Selain politik, reformasi agraria dilakukan dengan membagi lahan tuan tanah besar kepada petani. Perubahan ini mendorong produktivitas pertanian sekaligus meredam ketegangan sosial di pedesaan.
“Pendudukan Sekutu merombak Jepang dari akar. Reformasi konstitusi dan agraria adalah fondasi dari stabilitas pascaperang,” ujar Prof. Eiji Kawamura, pakar sejarah modern Jepang dari Universitas Kyoto.
Kebangkitan Ekonomi
Memasuki dekade 1950-an, Jepang mulai pulih dari kehancuran.
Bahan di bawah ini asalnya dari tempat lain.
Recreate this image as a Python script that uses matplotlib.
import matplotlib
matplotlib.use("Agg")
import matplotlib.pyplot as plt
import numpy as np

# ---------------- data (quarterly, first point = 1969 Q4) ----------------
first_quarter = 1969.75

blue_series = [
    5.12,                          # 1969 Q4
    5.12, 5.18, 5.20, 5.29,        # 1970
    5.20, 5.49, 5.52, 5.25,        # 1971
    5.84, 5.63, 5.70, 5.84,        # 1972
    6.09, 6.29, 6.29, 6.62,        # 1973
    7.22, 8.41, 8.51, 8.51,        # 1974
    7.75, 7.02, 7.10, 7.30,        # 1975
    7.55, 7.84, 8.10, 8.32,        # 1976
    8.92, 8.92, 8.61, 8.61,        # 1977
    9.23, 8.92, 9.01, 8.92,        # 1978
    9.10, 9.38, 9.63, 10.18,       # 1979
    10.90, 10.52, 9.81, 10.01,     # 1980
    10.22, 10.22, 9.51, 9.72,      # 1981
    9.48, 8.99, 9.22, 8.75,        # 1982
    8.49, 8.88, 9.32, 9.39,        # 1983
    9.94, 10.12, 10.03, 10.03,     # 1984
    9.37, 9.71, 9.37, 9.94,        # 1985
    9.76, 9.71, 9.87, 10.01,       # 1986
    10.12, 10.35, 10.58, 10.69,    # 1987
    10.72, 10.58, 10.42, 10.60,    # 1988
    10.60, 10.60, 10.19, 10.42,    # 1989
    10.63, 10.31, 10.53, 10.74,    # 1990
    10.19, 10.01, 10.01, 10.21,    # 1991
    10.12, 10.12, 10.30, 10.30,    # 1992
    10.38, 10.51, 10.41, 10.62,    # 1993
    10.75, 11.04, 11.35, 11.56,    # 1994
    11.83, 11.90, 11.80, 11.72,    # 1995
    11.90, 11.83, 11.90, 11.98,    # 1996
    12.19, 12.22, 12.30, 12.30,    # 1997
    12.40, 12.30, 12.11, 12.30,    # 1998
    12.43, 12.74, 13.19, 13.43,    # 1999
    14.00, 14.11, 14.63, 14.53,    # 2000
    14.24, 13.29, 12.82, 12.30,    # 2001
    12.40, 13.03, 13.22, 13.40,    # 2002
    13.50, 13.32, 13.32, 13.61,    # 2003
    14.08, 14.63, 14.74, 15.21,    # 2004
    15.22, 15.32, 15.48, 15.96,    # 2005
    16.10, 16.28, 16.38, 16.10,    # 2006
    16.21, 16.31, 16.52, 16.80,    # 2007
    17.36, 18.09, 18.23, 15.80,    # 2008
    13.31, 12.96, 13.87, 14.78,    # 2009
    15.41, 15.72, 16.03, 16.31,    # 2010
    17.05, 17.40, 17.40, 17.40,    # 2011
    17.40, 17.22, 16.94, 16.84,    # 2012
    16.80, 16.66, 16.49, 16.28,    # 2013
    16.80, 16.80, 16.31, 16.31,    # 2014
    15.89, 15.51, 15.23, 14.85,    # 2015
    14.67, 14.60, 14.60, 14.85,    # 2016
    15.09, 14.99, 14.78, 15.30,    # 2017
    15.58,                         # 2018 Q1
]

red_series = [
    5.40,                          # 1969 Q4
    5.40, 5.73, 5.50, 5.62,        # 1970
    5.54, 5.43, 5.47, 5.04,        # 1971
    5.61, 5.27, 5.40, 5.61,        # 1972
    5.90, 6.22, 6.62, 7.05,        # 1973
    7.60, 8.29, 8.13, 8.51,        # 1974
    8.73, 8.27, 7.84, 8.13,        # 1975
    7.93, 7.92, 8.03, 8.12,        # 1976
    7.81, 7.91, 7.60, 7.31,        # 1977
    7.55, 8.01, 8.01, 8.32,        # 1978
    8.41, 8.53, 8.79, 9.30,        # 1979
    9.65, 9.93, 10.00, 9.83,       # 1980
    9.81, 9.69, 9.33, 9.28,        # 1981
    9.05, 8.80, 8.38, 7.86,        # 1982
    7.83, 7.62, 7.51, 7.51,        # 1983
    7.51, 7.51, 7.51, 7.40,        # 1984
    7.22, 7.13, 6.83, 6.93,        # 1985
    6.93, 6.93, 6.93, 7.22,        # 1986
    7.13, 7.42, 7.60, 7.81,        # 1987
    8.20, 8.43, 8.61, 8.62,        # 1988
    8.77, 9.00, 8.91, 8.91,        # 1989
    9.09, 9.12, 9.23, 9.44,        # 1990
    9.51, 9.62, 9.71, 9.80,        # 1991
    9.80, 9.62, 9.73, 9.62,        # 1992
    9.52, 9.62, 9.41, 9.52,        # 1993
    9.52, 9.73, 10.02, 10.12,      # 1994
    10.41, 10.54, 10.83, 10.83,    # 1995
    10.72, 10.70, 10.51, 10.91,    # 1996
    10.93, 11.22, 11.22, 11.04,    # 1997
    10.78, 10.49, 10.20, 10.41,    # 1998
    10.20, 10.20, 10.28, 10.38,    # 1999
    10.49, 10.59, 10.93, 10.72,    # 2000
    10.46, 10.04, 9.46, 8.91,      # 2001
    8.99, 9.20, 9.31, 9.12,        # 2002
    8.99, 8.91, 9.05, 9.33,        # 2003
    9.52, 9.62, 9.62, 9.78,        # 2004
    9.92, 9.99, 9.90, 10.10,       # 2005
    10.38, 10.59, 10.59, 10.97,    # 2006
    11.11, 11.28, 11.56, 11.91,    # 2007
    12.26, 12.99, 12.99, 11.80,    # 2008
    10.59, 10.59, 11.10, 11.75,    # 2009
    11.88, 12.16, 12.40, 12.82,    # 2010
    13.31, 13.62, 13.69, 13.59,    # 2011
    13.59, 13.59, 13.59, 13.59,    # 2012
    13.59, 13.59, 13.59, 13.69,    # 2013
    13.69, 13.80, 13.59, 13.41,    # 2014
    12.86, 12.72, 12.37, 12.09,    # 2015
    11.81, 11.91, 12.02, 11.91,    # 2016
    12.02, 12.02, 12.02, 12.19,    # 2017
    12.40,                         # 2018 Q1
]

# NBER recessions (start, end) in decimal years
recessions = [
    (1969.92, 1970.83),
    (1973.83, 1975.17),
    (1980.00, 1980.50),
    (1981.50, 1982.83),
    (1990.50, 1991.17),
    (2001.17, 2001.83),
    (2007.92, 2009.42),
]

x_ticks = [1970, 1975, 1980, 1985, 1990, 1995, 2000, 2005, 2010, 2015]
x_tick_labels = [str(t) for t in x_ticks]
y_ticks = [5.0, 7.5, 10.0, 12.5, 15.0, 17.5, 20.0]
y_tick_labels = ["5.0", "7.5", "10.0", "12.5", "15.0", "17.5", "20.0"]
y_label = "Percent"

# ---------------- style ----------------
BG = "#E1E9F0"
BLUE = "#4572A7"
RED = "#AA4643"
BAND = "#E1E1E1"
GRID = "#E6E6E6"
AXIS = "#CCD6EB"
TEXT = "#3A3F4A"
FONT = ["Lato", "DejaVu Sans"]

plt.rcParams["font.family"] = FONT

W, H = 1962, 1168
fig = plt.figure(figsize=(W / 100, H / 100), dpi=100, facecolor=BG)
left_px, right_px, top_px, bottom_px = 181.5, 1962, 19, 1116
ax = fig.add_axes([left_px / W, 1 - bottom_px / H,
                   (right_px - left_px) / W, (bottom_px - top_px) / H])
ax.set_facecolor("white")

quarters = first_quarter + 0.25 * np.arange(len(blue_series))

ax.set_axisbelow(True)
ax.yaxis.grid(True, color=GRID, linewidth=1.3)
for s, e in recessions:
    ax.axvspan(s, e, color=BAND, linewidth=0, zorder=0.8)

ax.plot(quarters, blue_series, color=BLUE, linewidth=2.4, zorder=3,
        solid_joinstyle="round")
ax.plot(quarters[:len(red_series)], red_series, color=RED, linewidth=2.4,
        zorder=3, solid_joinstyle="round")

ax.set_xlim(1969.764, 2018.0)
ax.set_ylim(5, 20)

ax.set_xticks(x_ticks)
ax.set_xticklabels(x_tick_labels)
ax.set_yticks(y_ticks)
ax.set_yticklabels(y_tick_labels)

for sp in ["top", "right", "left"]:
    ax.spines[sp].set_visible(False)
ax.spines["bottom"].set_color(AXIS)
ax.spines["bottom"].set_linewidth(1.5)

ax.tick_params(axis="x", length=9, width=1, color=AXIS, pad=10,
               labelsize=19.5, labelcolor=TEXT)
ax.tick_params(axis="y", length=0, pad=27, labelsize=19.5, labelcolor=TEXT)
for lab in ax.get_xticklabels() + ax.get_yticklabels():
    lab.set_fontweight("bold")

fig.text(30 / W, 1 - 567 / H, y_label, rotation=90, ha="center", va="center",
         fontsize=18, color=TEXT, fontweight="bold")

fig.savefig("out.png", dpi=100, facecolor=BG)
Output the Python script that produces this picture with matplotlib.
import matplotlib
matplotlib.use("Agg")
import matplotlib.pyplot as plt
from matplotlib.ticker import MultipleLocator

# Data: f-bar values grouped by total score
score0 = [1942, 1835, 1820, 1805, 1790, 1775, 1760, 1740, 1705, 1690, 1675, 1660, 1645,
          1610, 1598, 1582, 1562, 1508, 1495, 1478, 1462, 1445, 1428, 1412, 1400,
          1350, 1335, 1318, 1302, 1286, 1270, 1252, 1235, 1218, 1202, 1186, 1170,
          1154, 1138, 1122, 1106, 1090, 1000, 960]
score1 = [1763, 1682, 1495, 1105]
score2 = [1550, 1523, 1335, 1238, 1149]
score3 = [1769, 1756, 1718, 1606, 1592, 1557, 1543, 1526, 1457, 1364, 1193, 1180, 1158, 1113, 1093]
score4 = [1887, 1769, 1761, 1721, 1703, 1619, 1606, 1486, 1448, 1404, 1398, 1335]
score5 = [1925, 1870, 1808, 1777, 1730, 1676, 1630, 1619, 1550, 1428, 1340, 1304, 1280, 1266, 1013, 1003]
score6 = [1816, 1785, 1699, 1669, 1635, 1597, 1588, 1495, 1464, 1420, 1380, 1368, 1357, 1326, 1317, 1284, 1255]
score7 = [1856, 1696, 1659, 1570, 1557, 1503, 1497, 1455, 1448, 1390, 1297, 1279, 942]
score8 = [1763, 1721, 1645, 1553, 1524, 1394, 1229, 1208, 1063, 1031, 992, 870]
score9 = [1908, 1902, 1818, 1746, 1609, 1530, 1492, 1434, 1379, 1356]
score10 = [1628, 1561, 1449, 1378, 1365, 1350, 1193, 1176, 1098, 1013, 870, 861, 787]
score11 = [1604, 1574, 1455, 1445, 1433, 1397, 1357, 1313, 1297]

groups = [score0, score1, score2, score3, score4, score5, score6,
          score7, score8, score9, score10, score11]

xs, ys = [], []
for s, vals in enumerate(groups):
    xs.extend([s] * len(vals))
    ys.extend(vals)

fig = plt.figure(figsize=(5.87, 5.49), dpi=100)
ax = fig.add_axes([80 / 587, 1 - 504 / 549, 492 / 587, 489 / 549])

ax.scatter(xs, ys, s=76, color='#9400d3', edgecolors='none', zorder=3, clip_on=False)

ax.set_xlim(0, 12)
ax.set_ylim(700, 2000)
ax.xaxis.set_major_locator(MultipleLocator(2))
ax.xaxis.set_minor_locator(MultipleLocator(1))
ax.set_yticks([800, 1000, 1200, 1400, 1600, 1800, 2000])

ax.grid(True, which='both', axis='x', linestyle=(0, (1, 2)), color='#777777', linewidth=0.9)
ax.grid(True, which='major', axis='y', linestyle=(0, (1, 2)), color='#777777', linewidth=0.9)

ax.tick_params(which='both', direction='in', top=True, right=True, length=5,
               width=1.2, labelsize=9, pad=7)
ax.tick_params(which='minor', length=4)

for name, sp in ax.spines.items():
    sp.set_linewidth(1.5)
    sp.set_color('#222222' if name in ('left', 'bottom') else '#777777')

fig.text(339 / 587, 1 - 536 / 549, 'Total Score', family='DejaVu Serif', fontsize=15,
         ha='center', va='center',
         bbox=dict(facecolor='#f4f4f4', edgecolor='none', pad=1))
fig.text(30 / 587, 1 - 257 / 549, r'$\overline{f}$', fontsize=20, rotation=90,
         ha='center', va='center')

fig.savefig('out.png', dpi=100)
Perang Korea (1950–1953) membawa keuntungan ekonomi besar karena Jepang menjadi basis logistik dan industri bagi pasukan PBB.
Industri manufaktur, khususnya baja, otomotif, dan elektronik, berkembang pesat. Perusahaan-perusahaan besar seperti Toyota, Sony, dan Hitachi mulai menancapkan pengaruhnya.
Keberhasilan ini sering disebut sebagai “keajaiban ekonomi Jepang”. Pada dekade 1960-an, laju pertumbuhan ekonomi Jepang rata-rata mencapai 10% per tahun. Produk domestik bruto melonjak, sementara standar hidup masyarakat meningkat signifikan.
Pencapaian ini ditandai dengan terselenggaranya Olimpiade Tokyo 1964, simbol kembalinya Jepang ke panggung dunia.
Pertumbuhan ekonomi membawa urbanisasi besar-besaran. Kota-kota seperti Tokyo, Osaka, dan Nagoya berkembang menjadi pusat bisnis dan budaya. Kelas menengah baru lahir, membawa pola konsumsi dan gaya hidup yang lebih modern.
Budaya populer Jepang juga mulai dikenal dunia. Manga dan anime berkembang pesat sejak 1970-an, diikuti musik pop dan film. Fenomena ini kemudian menjadi salah satu bentuk soft power Jepang.
Namun, perubahan sosial juga memunculkan tantangan. Perempuan mulai menuntut kesetaraan di dunia kerja, sementara generasi muda mempertanyakan nilai-nilai tradisional yang dianggap kaku.
Krisis Ekonomi dan Akhir Era Shōwa
Pada akhir 1980-an, Jepang mencapai puncak kejayaan ekonominya. Nilai yen yang kuat dan harga aset yang melambung memicu apa yang dikenal sebagai “bubble economy”. Pasar saham dan harga properti melonjak tidak realistis.
Namun gelembung itu pecah pada awal 1990-an, sesaat setelah wafatnya Kaisar Hirohito pada 1989 yang menandai berakhirnya era Shōwa. Dampaknya adalah masa stagnasi panjang yang dikenal sebagai “dekade hilang” (lost decade).
“Era Shōwa diakhiri dengan paradoks: Jepang menjadi kekuatan ekonomi global, tetapi juga meninggalkan masalah struktural yang sulit diatasi,” jelas Takashi Yamada, ekonom di Japan Research Institute.
Zaman Shōwa adalah periode yang penuh kontradiksi dimulai dengan militerisme dan perang, lalu berakhir dengan kemakmuran ekonomi sekaligus krisis.
Kaisar Hirohito menyaksikan negaranya berubah dari kekaisaran ekspansionis menjadi negara demokrasi yang menjunjung perdamaian.
Transformasi selama lebih dari enam dekade ini membentuk wajah Jepang modern, dengan warisan keberhasilan ekonomi dan budaya, tetapi juga pelajaran pahit dari perang dan krisis.